▶ _Dataset extract_
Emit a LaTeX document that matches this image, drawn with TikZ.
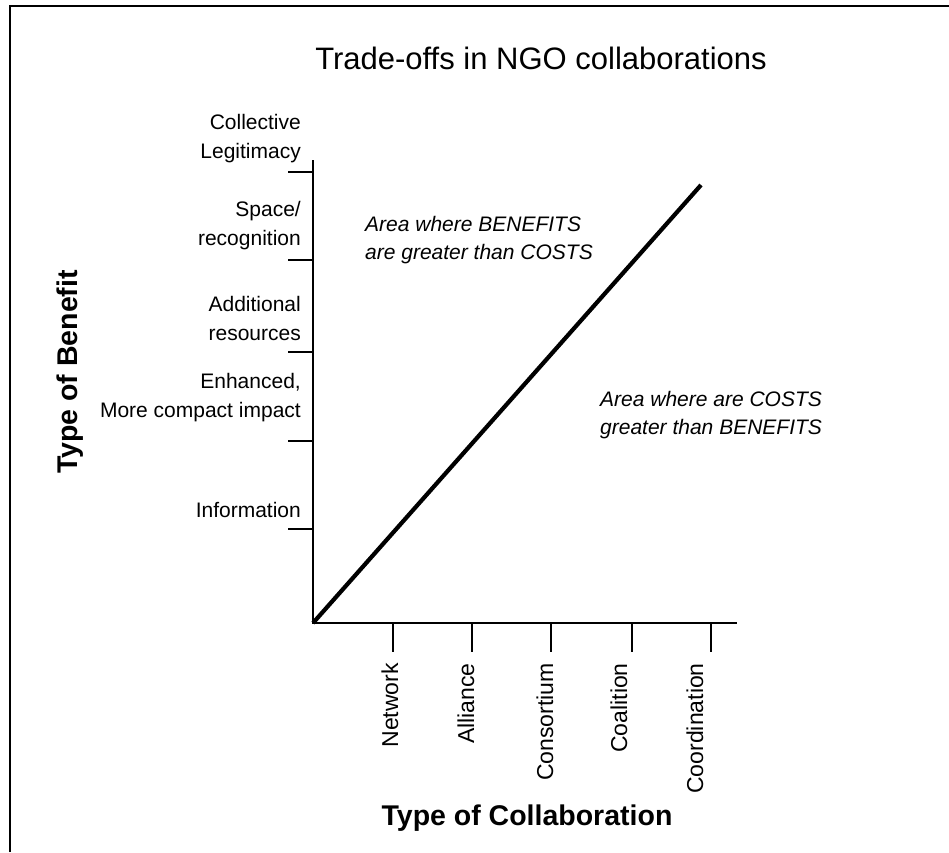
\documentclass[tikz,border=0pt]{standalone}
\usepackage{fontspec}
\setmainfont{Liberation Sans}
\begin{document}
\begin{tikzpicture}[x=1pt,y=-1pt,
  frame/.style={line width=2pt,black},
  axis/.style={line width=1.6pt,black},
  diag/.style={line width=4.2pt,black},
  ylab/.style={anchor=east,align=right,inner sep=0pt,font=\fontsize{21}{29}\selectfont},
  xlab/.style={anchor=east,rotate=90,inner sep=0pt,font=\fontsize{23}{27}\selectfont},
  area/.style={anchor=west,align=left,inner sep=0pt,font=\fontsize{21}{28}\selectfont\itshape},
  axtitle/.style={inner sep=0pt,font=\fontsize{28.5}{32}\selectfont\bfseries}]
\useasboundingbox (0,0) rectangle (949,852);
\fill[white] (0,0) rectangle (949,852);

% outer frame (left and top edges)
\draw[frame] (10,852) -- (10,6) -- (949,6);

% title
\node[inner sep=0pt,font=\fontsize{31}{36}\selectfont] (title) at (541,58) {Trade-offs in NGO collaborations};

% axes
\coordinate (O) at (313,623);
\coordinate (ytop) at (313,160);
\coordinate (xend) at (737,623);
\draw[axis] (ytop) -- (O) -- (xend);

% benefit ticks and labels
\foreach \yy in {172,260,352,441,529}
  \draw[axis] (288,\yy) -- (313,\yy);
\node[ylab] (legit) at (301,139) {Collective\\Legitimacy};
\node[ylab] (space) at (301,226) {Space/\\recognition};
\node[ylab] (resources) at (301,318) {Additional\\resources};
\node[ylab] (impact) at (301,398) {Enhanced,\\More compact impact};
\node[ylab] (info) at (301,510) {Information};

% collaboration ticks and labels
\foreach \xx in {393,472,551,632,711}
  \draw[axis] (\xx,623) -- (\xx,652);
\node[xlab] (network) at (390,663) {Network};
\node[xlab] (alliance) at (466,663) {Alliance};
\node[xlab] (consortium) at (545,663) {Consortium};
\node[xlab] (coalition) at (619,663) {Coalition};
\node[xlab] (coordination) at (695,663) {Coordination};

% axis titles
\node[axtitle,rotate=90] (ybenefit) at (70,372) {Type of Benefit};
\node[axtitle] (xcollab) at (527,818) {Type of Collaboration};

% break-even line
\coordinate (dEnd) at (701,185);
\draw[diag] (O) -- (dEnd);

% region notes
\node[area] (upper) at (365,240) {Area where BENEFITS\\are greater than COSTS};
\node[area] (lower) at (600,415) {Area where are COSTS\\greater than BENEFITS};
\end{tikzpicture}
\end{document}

▶ _Requirements_
Retype the whole listing exactly and leave the pictures out.

▶ _The result_
Emit a LaTeX document that matches this image, drawn with TikZ.
\documentclass[tikz,border=0pt]{standalone}
\usepackage{fontspec}
\setmainfont{Liberation Sans}
\begin{document}
\begin{tikzpicture}[x=1pt,y=-1pt,
  frame/.style={line width=2pt,black},
  axis/.style={line width=1.6pt,black},
  diag/.style={line width=4.2pt,black},
  ylab/.style={anchor=east,align=right,inner sep=0pt,font=\fontsize{21}{29}\selectfont},
  xlab/.style={anchor=east,rotate=90,inner sep=0pt,font=\fontsize{23}{27}\selectfont},
  area/.style={anchor=west,align=left,inner sep=0pt,font=\fontsize{21}{28}\selectfont\itshape},
  axtitle/.style={inner sep=0pt,font=\fontsize{28.5}{32}\selectfont\bfseries}]
\useasboundingbox (0,0) rectangle (949,852);
\fill[white] (0,0) rectangle (949,852);

% outer frame (left and top edges)
\draw[frame] (10,852) -- (10,6) -- (949,6);

% title
\node[inner sep=0pt,font=\fontsize{31}{36}\selectfont] (title) at (541,58) {Trade-offs in NGO collaborations};

% axes
\coordinate (O) at (313,623);
\coordinate (ytop) at (313,160);
\coordinate (xend) at (737,623);
\draw[axis] (ytop) -- (O) -- (xend);

% benefit ticks and labels
\foreach \yy in {172,260,352,441,529}
  \draw[axis] (288,\yy) -- (313,\yy);
\node[ylab] (legit) at (301,139) {Collective\\Legitimacy};
\node[ylab] (space) at (301,226) {Space/\\recognition};
\node[ylab] (resources) at (301,318) {Additional\\resources};
\node[ylab] (impact) at (301,398) {Enhanced,\\More compact impact};
\node[ylab] (info) at (301,510) {Information};

% collaboration ticks and labels
\foreach \xx in {393,472,551,632,711}
  \draw[axis] (\xx,623) -- (\xx,652);
\node[xlab] (network) at (390,663) {Network};
\node[xlab] (alliance) at (466,663) {Alliance};
\node[xlab] (consortium) at (545,663) {Consortium};
\node[xlab] (coalition) at (619,663) {Coalition};
\node[xlab] (coordination) at (695,663) {Coordination};

% axis titles
\node[axtitle,rotate=90] (ybenefit) at (70,372) {Type of Benefit};
\node[axtitle] (xcollab) at (527,818) {Type of Collaboration};

% break-even line
\coordinate (dEnd) at (701,185);
\draw[diag] (O) -- (dEnd);

% region notes
\node[area] (upper) at (365,240) {Area where BENEFITS\\are greater than COSTS};
\node[area] (lower) at (600,415) {Area where are COSTS\\greater than BENEFITS};
\end{tikzpicture}
\end{document}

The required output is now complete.